Yahoo saw what it thought was suspicious behavior. The Department of Justice’s press release didn’t give details of how Ruiz got wind of his former boss’s suspicions – was he confronted? Did a mass email go out, telling employees to keep their paws to themselves? – but prosecutors did say that Ruiz admitted that after Yahoo got wind of his unsavory forays, he demolished the computer and hard drive that he was using to store the ripped-off imagery.

Ruiz, 34, of Tracy, California, was indicted by a federal grand jury on 4 April 2019. He was charged with one count of computer intrusion and one count of interception of a wire communication, but under the plea agreement, he just pled guilty to the computer intrusion charge.

Ruiz is now out on a $200K bond. He’s looking at a maximum sentence of five years in prison and a fine of $250,000 plus restitution, though maximum sentences are rarely handed out. He’s scheduled to be sentenced on 3 February 2020.

Just for comparison’s sake, we can look to how much prison time the celebrity e-muggers have received as payback for prying open the iCloud and Gmail accounts of Hollywood glitterati in the Celebgate mini-series – when primary scumbags preyed on celebrities and non-celebrities alike to steal their nudes, and secondary scumbags had a field day sharing the material online.

There’s Edward Majerczyk, for one: he was sentenced to nine months in federal prison in January 2017 for hacking into more than 300 iCloud and Gmail accounts. He phished his way into their intimate photos: he crafted an elaborate phishing scam in which he sent messages doctored to look like security notices from ISPs.
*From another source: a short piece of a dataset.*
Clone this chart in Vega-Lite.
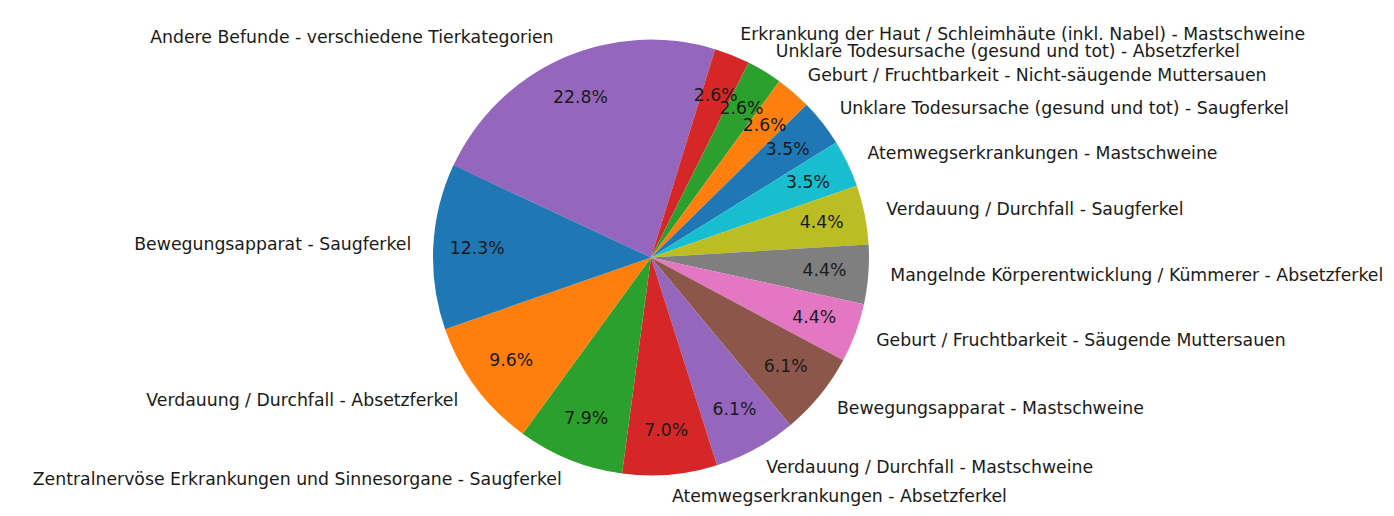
{
  "$schema": "https://vega.github.io/schema/vega-lite/v6.json",
  "width": 1286,
  "height": 495,
  "autosize": {"type": "none"},
  "padding": {"left": 8, "top": 10, "right": 100, "bottom": 11},
  "background": "white",
  "view": {"stroke": null},
  "data": {
    "values": [
      {"idx": 1, "category": "Andere Befunde - verschiedene Tierkategorien", "count": 26},
      {"idx": 2, "category": "Erkrankung der Haut / Schleimhäute (inkl. Nabel) - Mastschweine", "count": 3},
      {"idx": 3, "category": "Unklare Todesursache (gesund und tot) - Absetzferkel", "count": 3},
      {"idx": 4, "category": "Geburt / Fruchtbarkeit - Nicht-säugende Muttersauen", "count": 3},
      {"idx": 5, "category": "Unklare Todesursache (gesund und tot) - Saugferkel", "count": 4},
      {"idx": 6, "category": "Atemwegserkrankungen - Mastschweine", "count": 4},
      {"idx": 7, "category": "Verdauung / Durchfall - Saugferkel", "count": 5},
      {"idx": 8, "category": "Mangelnde Körperentwicklung / Kümmerer - Absetzferkel", "count": 5},
      {"idx": 9, "category": "Geburt / Fruchtbarkeit - Säugende Muttersauen", "count": 5},
      {"idx": 10, "category": "Bewegungsapparat - Mastschweine", "count": 7},
      {"idx": 11, "category": "Verdauung / Durchfall - Mastschweine", "count": 7},
      {"idx": 12, "category": "Atemwegserkrankungen - Absetzferkel", "count": 8},
      {"idx": 13, "category": "Zentralnervöse Erkrankungen und Sinnesorgane - Saugferkel", "count": 9},
      {"idx": 14, "category": "Verdauung / Durchfall - Absetzferkel", "count": 11},
      {"idx": 15, "category": "Bewegungsapparat - Saugferkel", "count": 14}
    ]
  },
  "transform": [
    {"joinaggregate": [{"op": "sum", "field": "count", "as": "total"}]},
    {"window": [{"op": "sum", "field": "count", "as": "cum"}], "sort": [{"field": "idx", "order": "ascending"}], "frame": [null, 0]},
    {"calculate": "datum.count / datum.total", "as": "share"}
  ],
  "encoding": {
    "theta": {"field": "count", "type": "quantitative", "stack": true, "scale": {"range": [-1.1345, 5.1487]}},
    "order": {"field": "idx", "type": "quantitative", "sort": "ascending"}
  },
  "layer": [
    {
      "mark": {"type": "arc", "outerRadius": 218, "stroke": null},
      "encoding": {
        "color": {
          "field": "idx",
          "type": "nominal",
          "legend": null,
          "scale": {
            "domain": [1,2,3,4,5,6,7,8,9,10,11,12,13,14,15],
            "range": ["#9467bd","#d62728","#2ca02c","#ff7f0e","#1f77b4","#17becf","#bcbd22","#7f7f7f","#e377c2","#8c564b","#9467bd","#d62728","#2ca02c","#ff7f0e","#1f77b4"]
          }
        }
      }
    },
    {
      "mark": {"type": "text", "radius": 174, "font": "DejaVu Sans", "fontSize": 17.3, "color": "#1a1a1a", "align": "center", "baseline": "middle"},
      "encoding": {
        "text": {"field": "share", "type": "quantitative", "format": ".1%"}
      }
    },
    {
      "mark": {
        "type": "text",
        "radius": 240,
        "font": "DejaVu Sans",
        "fontSize": 17.3,
        "color": "#1a1a1a",
        "baseline": "middle",
        "align": {"expr": "sin(-1.1345 + 2 * PI * (datum.cum - datum.count / 2) / datum.total) > 0 ? 'left' : 'right'"}
      },
      "encoding": {
        "text": {"field": "category", "type": "nominal"}
      }
    }
  ]
}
Then too, there’s Ryan Collins, who was sentenced to 18 months in jail in October 2016. He used the same shtick as Majerczyk: he sent phishing emails spoofed to look like they came from Apple or Google that asked victims for account credentials.

Hmm, looks like they should both be out of jail by now. Let’s hope that they’ve learned their lesson, and, preferably, that they don’t get hired as software engineers anywhere. We don’t need to write any more stories about IT employees from hell, thank you very much.

Insider threats are real, whether we’re talking about cluelessness, avarice, malice, or lechery, as in this case and similar ones at, say, the National Security Agency (NSA) or the Minnesota police department.

How to protect against insider threats

Details are scant. We don’t know how long Ruiz was romping around with the special access afforded to a Yahoo insider, but at least at some point, Yahoo got wind of what he was doing. May all employers be on the lookout for this kind of abuse.

For help in figuring out exactly how to do that, and to help organizations defend against insiders wreaking havoc, the CERT Insider Threat Center at Carnegie Mellon University has published this Common Sense Guide to Mitigating Insider Threats.

There’s a lot involved, and this guide is regularly updated to stay on top of it all, including everything from the basics of instituting stringent access controls and monitoring policies on privileged users, to incorporating insider threat awareness into ongoing security training, to staying vigilant with regards to what employees are posting to social media.